WHAT THE TASK ASKS: Begin with the first line of the material and copy each line word for word through the line that contains "ax.plot(x, m *"; the pictures are left out.

^^^^^^^^^^^^^^^^

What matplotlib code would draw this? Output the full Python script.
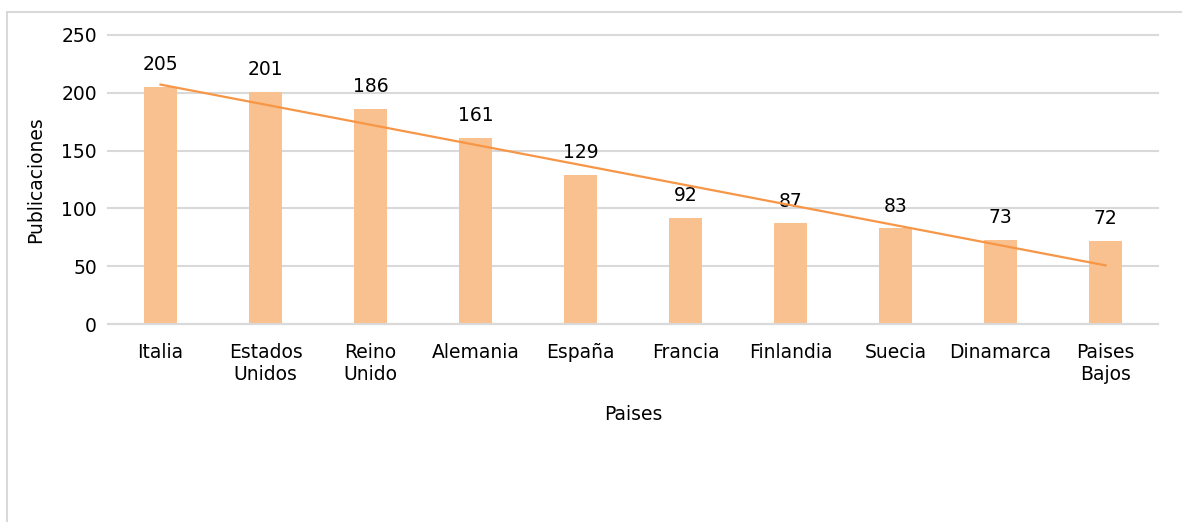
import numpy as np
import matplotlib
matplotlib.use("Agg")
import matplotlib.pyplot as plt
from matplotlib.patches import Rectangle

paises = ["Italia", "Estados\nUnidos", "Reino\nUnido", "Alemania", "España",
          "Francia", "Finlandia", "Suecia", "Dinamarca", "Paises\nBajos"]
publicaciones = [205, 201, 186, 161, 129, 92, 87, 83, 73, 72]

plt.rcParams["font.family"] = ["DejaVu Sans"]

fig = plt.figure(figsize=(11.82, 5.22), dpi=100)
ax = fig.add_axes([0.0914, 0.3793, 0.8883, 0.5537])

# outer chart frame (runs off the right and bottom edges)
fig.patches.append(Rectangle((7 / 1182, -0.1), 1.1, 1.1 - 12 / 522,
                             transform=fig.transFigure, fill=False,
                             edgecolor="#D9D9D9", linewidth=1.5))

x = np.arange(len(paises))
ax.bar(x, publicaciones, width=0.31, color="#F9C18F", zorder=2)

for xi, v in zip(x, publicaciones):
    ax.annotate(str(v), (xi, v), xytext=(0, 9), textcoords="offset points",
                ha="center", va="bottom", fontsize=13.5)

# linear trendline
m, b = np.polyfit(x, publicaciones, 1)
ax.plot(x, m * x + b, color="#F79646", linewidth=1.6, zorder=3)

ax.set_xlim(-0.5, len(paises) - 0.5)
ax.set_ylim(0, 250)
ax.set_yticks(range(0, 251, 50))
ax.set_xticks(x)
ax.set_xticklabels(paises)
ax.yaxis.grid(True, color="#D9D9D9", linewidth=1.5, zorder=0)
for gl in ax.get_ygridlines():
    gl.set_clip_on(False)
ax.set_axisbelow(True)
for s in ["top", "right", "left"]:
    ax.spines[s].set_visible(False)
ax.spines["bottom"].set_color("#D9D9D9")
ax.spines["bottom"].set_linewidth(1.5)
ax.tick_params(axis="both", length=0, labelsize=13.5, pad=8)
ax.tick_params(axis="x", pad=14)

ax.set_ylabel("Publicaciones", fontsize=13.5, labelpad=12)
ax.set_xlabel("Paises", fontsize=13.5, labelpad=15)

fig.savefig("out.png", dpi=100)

^^^^^^^^^^^^^^^^

RESULT OF THE EXERCISE:
What matplotlib code would draw this? Output the full Python script.
import numpy as np
import matplotlib
matplotlib.use("Agg")
import matplotlib.pyplot as plt
from matplotlib.patches import Rectangle

paises = ["Italia", "Estados\nUnidos", "Reino\nUnido", "Alemania", "España",
          "Francia", "Finlandia", "Suecia", "Dinamarca", "Paises\nBajos"]
publicaciones = [205, 201, 186, 161, 129, 92, 87, 83, 73, 72]

plt.rcParams["font.family"] = ["DejaVu Sans"]

fig = plt.figure(figsize=(11.82, 5.22), dpi=100)
ax = fig.add_axes([0.0914, 0.3793, 0.8883, 0.5537])

# outer chart frame (runs off the right and bottom edges)
fig.patches.append(Rectangle((7 / 1182, -0.1), 1.1, 1.1 - 12 / 522,
                             transform=fig.transFigure, fill=False,
                             edgecolor="#D9D9D9", linewidth=1.5))

x = np.arange(len(paises))
ax.bar(x, publicaciones, width=0.31, color="#F9C18F", zorder=2)

for xi, v in zip(x, publicaciones):
    ax.annotate(str(v), (xi, v), xytext=(0, 9), textcoords="offset points",
                ha="center", va="bottom", fontsize=13.5)

# linear trendline
m, b = np.polyfit(x, publicaciones, 1)
ax.plot(x, m * x + b, color="#F79646", linewidth=1.6, zorder=3)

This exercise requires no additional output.